• [Exercise objective] Below are entries. Pull out all lines containing "Generate".

• [Excerpted data]
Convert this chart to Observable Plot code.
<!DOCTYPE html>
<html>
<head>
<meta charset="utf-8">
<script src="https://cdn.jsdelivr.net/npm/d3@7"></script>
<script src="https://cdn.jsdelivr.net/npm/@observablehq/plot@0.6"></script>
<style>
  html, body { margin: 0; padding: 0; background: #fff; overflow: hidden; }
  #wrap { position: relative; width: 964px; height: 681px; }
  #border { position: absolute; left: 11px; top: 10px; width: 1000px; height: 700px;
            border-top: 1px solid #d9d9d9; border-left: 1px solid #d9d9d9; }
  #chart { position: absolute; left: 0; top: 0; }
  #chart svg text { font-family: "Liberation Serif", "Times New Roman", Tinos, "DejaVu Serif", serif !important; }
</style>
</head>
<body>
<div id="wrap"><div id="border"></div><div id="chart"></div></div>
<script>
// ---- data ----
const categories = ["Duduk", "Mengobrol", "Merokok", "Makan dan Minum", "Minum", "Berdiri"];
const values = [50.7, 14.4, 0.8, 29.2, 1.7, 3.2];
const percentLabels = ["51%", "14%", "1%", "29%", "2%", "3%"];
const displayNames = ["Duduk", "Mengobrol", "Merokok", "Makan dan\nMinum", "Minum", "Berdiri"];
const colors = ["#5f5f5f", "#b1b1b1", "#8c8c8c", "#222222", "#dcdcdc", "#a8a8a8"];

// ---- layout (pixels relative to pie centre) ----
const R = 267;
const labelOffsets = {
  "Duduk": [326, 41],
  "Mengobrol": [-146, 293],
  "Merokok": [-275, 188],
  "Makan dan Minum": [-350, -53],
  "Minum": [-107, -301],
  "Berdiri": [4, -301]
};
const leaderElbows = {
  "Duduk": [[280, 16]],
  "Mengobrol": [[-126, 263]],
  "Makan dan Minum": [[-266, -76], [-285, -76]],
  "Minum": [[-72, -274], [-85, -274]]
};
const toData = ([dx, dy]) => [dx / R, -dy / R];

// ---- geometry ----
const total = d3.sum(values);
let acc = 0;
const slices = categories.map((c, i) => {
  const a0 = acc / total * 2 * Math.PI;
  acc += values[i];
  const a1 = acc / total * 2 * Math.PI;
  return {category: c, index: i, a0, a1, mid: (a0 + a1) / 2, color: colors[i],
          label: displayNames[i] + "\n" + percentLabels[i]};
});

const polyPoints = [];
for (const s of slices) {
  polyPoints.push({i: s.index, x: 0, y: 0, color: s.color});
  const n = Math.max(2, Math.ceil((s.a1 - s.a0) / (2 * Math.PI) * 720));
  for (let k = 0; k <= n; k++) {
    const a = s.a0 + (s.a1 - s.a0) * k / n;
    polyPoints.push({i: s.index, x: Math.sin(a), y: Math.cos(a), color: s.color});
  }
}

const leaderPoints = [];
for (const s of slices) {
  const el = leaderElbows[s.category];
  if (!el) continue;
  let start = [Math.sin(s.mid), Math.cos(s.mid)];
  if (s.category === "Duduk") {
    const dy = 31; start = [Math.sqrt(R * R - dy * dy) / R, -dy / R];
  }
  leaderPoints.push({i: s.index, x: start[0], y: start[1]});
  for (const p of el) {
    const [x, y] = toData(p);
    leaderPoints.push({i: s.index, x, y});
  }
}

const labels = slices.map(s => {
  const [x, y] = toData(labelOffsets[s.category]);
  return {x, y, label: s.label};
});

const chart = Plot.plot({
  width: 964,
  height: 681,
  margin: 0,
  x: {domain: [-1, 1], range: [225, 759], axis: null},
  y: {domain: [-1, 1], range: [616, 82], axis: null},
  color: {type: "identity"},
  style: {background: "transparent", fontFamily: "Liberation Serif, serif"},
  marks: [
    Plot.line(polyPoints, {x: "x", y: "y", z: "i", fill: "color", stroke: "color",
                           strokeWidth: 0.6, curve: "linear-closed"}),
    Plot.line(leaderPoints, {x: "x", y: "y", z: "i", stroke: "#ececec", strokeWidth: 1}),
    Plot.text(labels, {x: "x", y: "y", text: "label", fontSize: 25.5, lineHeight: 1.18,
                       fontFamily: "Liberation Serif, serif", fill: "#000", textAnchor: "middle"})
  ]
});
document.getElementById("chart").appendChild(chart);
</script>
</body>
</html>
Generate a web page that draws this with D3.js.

==

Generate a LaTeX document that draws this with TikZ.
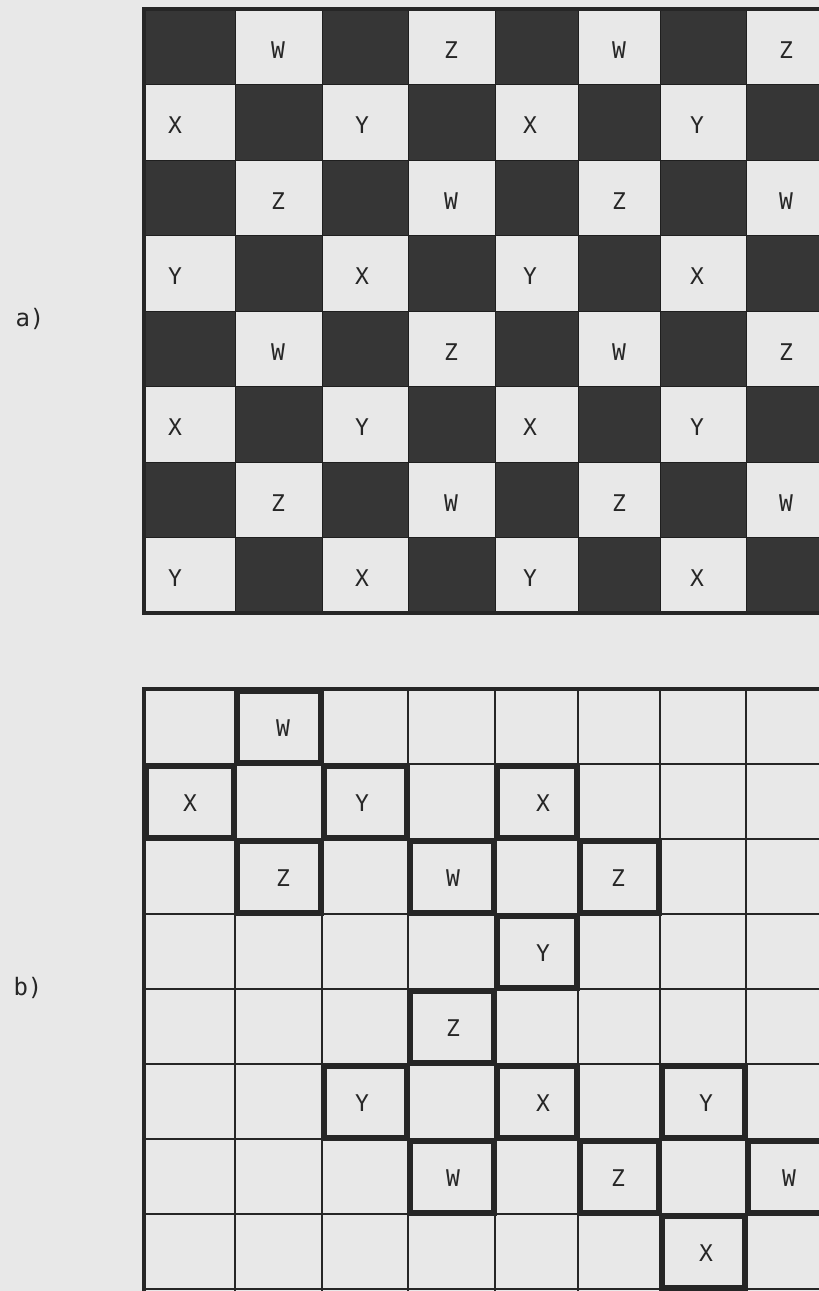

• [Result below]
Generate a web page that draws this with D3.js.
Generate a LaTeX document that draws this with TikZ.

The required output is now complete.